The impact of human interventions (human water use and man-made reservoirs) on streamflow is assessed in Fig. 12b for long-term averages and Fig. 12d for the statistical low flow indicator Q90 (please note the different legend for both subfigures). In general, human interventions reduce long-term average streamflow by at least 10 % (50 %) in 11.3 % (1.8 %) of the global land area, mainly due to reduced groundwater discharge to lakes, reservoirs, wetlands and rivers as a consequence of groundwater abstractions, in particular groundwater depletion (compare the red pattern with net abstraction from groundwater in Fig. 15a). There is only a minor share (0.7 %) of global land area, where long-term annual streamflow has been increased by more than 10 % due to human interventions (mainly return flow from groundwater abstractions).

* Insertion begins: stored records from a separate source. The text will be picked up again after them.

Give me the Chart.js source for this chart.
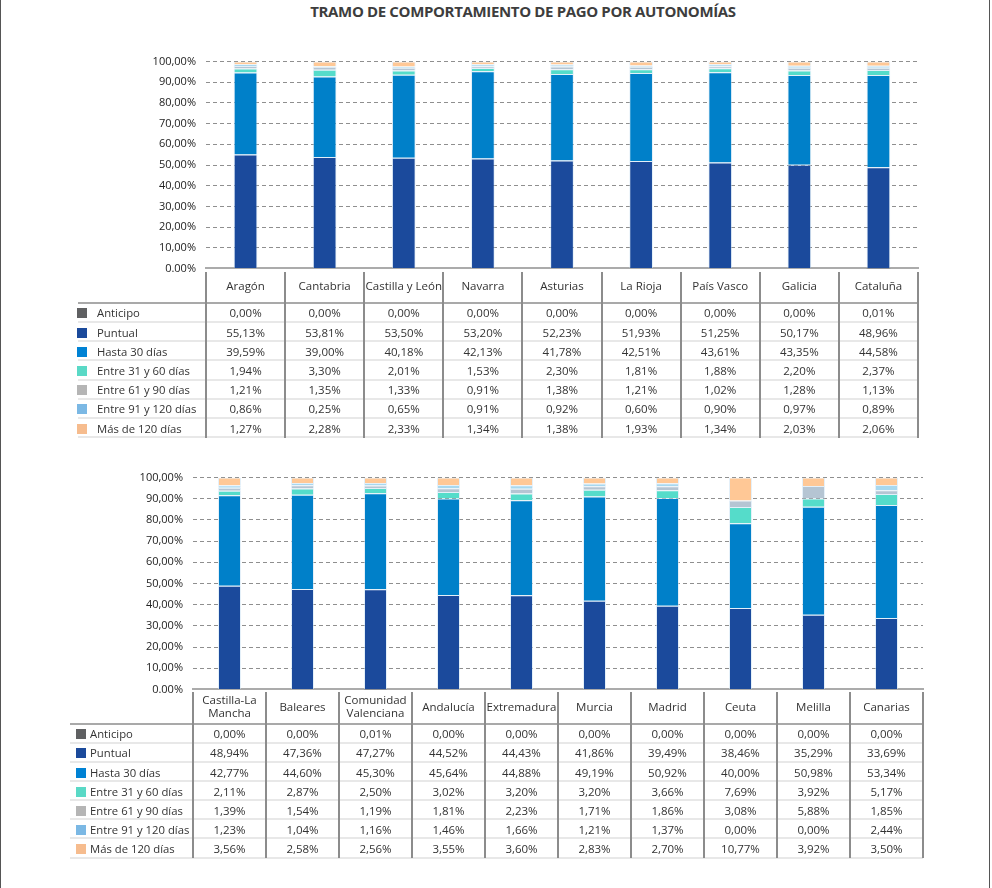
<!DOCTYPE html>
<html lang="es"><head><meta charset="utf-8">
<script src="https://cdn.jsdelivr.net/npm/chart.js@4.4.1/dist/chart.umd.min.js"></script>
<style>
html,body{margin:0;padding:0;background:#fff;}
body{width:992px;height:888px;position:relative;overflow:hidden;font-family:"Open Sans",sans-serif;}
.frame{position:absolute;top:0;height:888px;width:1px;background:#555;}
#title{position:absolute;left:0;width:1046px;top:1px;text-align:center;font-weight:700;font-size:15px;color:#3d3d3d;letter-spacing:-0.35px;white-space:nowrap;}
.cw{position:absolute;left:0;width:992px;}
.ln{position:absolute;}
.tx{position:absolute;white-space:nowrap;font-size:11.5px;color:#333;text-align:center;}
.nm{position:absolute;white-space:nowrap;font-size:11.3px;color:#333;}
.sq{position:absolute;width:10px;height:10px;}
</style></head>
<body>
<div class="frame" style="left:0"></div>
<div class="frame" style="left:989px"></div>
<div id="title">TRAMO DE COMPORTAMIENTO DE PAGO POR AUTONOMÍAS</div>
<div class="cw" id="w1" style="top:50px"><canvas id="c1" width="992" height="229"></canvas></div>
<div class="cw" id="w2" style="top:466px"><canvas id="c2" width="992" height="234"></canvas></div>
<script>
// ---- Data ----
const seriesNames = ['Anticipo','Puntual','Hasta 30 días','Entre 31 y 60 días','Entre 61 y 90 días','Entre 91 y 120 días','Más de 120 días'];
const yTicks = ['0.00%','10,00%','20,00%','30,00%','40,00%','50,00%','60,00%','70,00%','80,00%','90,00%','100,00%'];

const cats1 = ['Aragón','Cantabria','Castilla y León','Navarra','Asturias','La Rioja','País Vasco','Galicia','Cataluña'];
const anticipo1 = [0.00,0.00,0.00,0.00,0.00,0.00,0.00,0.00,0.01];
const puntual1  = [55.13,53.81,53.50,53.20,52.23,51.93,51.25,50.17,48.96];
const hasta30_1 = [39.59,39.00,40.18,42.13,41.78,42.51,43.61,43.35,44.58];
const e31_60_1  = [1.94,3.30,2.01,1.53,2.30,1.81,1.88,2.20,2.37];
const e61_90_1  = [1.21,1.35,1.33,0.91,1.38,1.21,1.02,1.28,1.13];
const e91_120_1 = [0.86,0.25,0.65,0.91,0.92,0.60,0.90,0.97,0.89];
const mas120_1  = [1.27,2.28,2.33,1.34,1.38,1.93,1.34,2.03,2.06];

const cats2 = [['Castilla-La','Mancha'],['Baleares'],['Comunidad','Valenciana'],['Andalucía'],['Extremadura'],['Murcia'],['Madrid'],['Ceuta'],['Melilla'],['Canarias']];
const anticipo2 = [0.00,0.00,0.01,0.00,0.00,0.00,0.00,0.00,0.00,0.00];
const puntual2  = [48.94,47.36,47.27,44.52,44.43,41.86,39.49,38.46,35.29,33.69];
const hasta30_2 = [42.77,44.60,45.30,45.64,44.88,49.19,50.92,40.00,50.98,53.34];
const e31_60_2  = [2.11,2.87,2.50,3.02,3.20,3.20,3.66,7.69,3.92,5.17];
const e61_90_2  = [1.39,1.54,1.19,1.81,2.23,1.71,1.86,3.08,5.88,1.85];
const e91_120_2 = [1.23,1.04,1.16,1.46,1.66,1.21,1.37,0.00,0.00,2.44];
const mas120_2  = [3.56,2.58,2.56,3.55,3.60,2.83,2.70,10.77,3.92,3.50];

// ---- Styles ----
const barColors = ['#5f6062','#1b4a9c','#0080c9','#55dcca','#b5c5d3','#a8d8ef','#ffc896'];
const legendColors = ['#5f6062','#1b4a9b','#0082d4','#5ad9c6','#b5b5b5','#7bb8e4','#f6bc8e'];

function makeChart(id, cats, series, areaLeft, padRight, barFrac){
  return new Chart(document.getElementById(id), {
    type:'bar',
    data:{
      labels: cats,
      datasets: series.map((s,i)=>({
        label: seriesNames[i], data: s,
        backgroundColor: barColors[i],
        borderColor: 'rgba(205,228,244,0.55)',
        borderWidth: i===0 ? 0 : 1,
        barPercentage: barFrac, categoryPercentage: 1
      }))
    },
    options:{
      responsive:false, maintainAspectRatio:false, animation:false,
      layout:{padding:{left:0,right:padRight,top:12,bottom:10}},
      plugins:{legend:{display:false},tooltip:{enabled:false}},
      scales:{
        x:{stacked:true, ticks:{display:false}, grid:{display:false,drawTicks:false},
           border:{display:true,color:'#ababab',width:2}},
        y:{stacked:true, min:0, max:100,
           ticks:{stepSize:10, callback:(v,i)=>yTicks[i], color:'#222', padding:10,
                  font:{family:'Open Sans',size:11}},
           grid:{drawTicks:false, lineWidth:1,
                 color:(c)=> c.tick && c.tick.value===0 ? 'rgba(0,0,0,0)' : '#8f8f8f'},
           border:{display:false, dash:[4,3]},
           afterFit:(s)=>{ s.width = areaLeft; }}
      }
    }
  });
}

// place the chart so that its plot area spans [areaTop, areaBottom] on the page
function placeChart(chart, wrapId, areaTop, areaBottom){
  for (let k=0;k<3;k++){
    const a = chart.chartArea;
    const h = Math.round(chart.height + (areaBottom - areaTop) - (a.bottom - a.top));
    if (h === chart.height) break;
    chart.resize(992, h);
  }
  const wrapTop = areaTop - chart.chartArea.top;
  document.getElementById(wrapId).style.top = wrapTop + 'px';
  return wrapTop;
}

function fmt(v){ return v.toFixed(2).replace('.',',') + '%'; }

function addDiv(cls, style, html){
  const d = document.createElement('div');
  d.className = cls;
  Object.assign(d.style, style);
  if (html !== undefined) d.innerHTML = html;
  document.body.appendChild(d);
  return d;
}

function drawTable(chart, canvasTop, cats, series, g){
  const a = chart.chartArea;
  const xs = chart.scales.x;
  const n = cats.length;
  const colW = (a.right - a.left) / n;
  const top = canvasTop + a.bottom + g.gap;
  const hdrBottom = top + g.hdrH;
  const rowsTop = hdrBottom + 2;
  const bottom = rowsTop + series.length * g.rowH;
  cats.forEach((c,i)=>{
    const cx = xs.getPixelForValue(i);
    const lines = Array.isArray(c) ? c : [c];
    addDiv('tx', {left:(cx-colW/2)+'px', width:colW+'px', top:(top + g.hdrH/2 - lines.length*6.5 - 1)+'px', lineHeight:'13px'}, lines.join('<br>'));
  });
  addDiv('ln', {left:g.legendLeft+'px', top:hdrBottom+'px', width:(a.right-g.legendLeft)+'px', height:'2px', background:'#a9a9a9'});
  series.forEach((s,r)=>{
    const ry = rowsTop + r*g.rowH;
    addDiv('sq', {left:g.sqLeft+'px', top:(ry + g.rowH/2 - 5)+'px', background:legendColors[r]});
    addDiv('nm', {left:g.textLeft+'px', top:(ry + g.rowH/2 - 8)+'px', lineHeight:'15px'}, seriesNames[r]);
    s.forEach((v,i)=>{
      const cx = xs.getPixelForValue(i);
      addDiv('tx', {left:(cx-colW/2)+'px', width:colW+'px', top:(ry + g.rowH/2 - 8)+'px', lineHeight:'15px'}, fmt(v));
    });
    addDiv('ln', {left:g.legendLeft+'px', top:(ry + g.rowH - 2)+'px', width:(a.right-g.legendLeft)+'px', height:'2px', background:'#e8e8e8'});
  });
  for (let k=0;k<=n;k++){
    const x = a.left + k*colW;
    addDiv('ln', {left:(x-1)+'px', top:top+'px', width:'2px', height:(bottom-top)+'px', background:'#8c8c8c'});
  }
}

const s1 = [anticipo1,puntual1,hasta30_1,e31_60_1,e61_90_1,e91_120_1,mas120_1];
const s2 = [anticipo2,puntual2,hasta30_2,e31_60_2,e61_90_2,e91_120_2,mas120_2];

const c1 = makeChart('c1', cats1, s1, 206, 74, 0.30);
const c2 = makeChart('c2', cats2, s2, 193, 69, 0.315);

const t1 = placeChart(c1, 'w1', 62, 269);
const t2 = placeChart(c2, 'w2', 478, 690);

drawTable(c1, t1, cats1, s1, {gap:3, hdrH:30, rowH:19.2, legendLeft:78, sqLeft:77, textLeft:97});
drawTable(c2, t2, cats2, s2, {gap:2, hdrH:31, rowH:19.1, legendLeft:70, sqLeft:76, textLeft:90});
</script>
</body></html>
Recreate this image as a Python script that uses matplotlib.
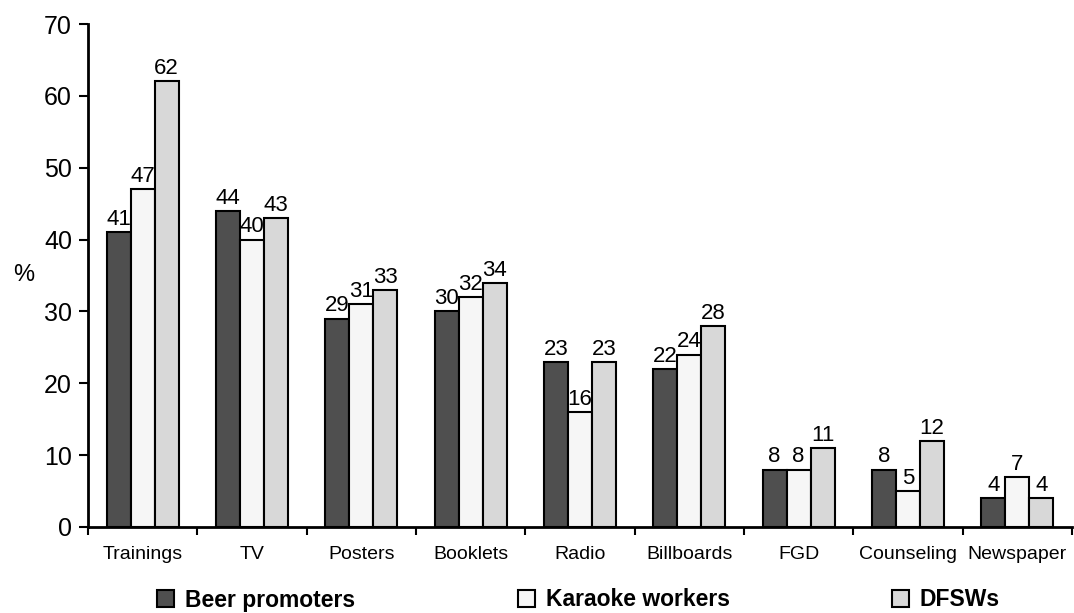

The impact of human interventions on Q90 is more pronounced (Fig. 12d). Large reddish patterns (consistent to net abstraction from groundwater in Fig. 15a) indicate the reduction of low flows by at least 10 % (90 %) on 29.7 % (14.4 %) of the global land area. However, there are also bluish river systems visible which represent a global land area of 5.3 % with increase in low flows of more than 10 %. Those areas are located downstream of large reservoirs that due to their storage capacity attenuate the flow regime towards a temporally less variable streamflow. As WaterGAP 2.2d considers only the largest reservoirs with reservoir management algorithm and handles the remaining ∼6000 reservoirs of GRanD as unmanaged water bodies, the impact of streamflow regulation is most likely underestimated.

7.2.3 Water stress

A major motivation for the initial WaterGAP development was to consistently assess water stress on all land areas of the globe (Döll et al.2003; Alcamo et al.1998). A common water stress indicator (WSI) is calculated as the ratio of long-term average annual withdrawal water uses (or water abstractions of withdrawal water use) (Sect. 3) and total renewable water resources for different spatial units (e.g., river basins). Renewable water resources in a basin are equal to long-term average naturalized annual streamflow at the outlet of the basin. WSI of 0.2–0.4 is generally assumed to indicate mild water stress and WSI > 0.4 severe water stress (e.g., Greve et al.2018), while WSI > 1.0 represents a situation where withdrawal water uses are larger than renewable water resources, indicating extreme water scarcity (e.g., Veldkamp et al.2017). For this example, zero-order river basins (basins that drain to the oceans or inland sinks) were chosen as spatial units (Fig. 13). River basins covering 73.6 % of global land area have a WSI < 0.2 and thus are calculated to have none to only minor water stress. Mild (severe, but below extreme) water stress is represented in river basins that cover 9.7 % (6.9 %) of global land area. Extreme water stress (WSI > 1.0) is simulated in river basins that cover 9.9 % of global land area (red colors in Fig. 13). The spatial pattern of river basins with water stress is similar to the pattern of modification of statistically low flow alteration due to human interventions (Fig. 12d).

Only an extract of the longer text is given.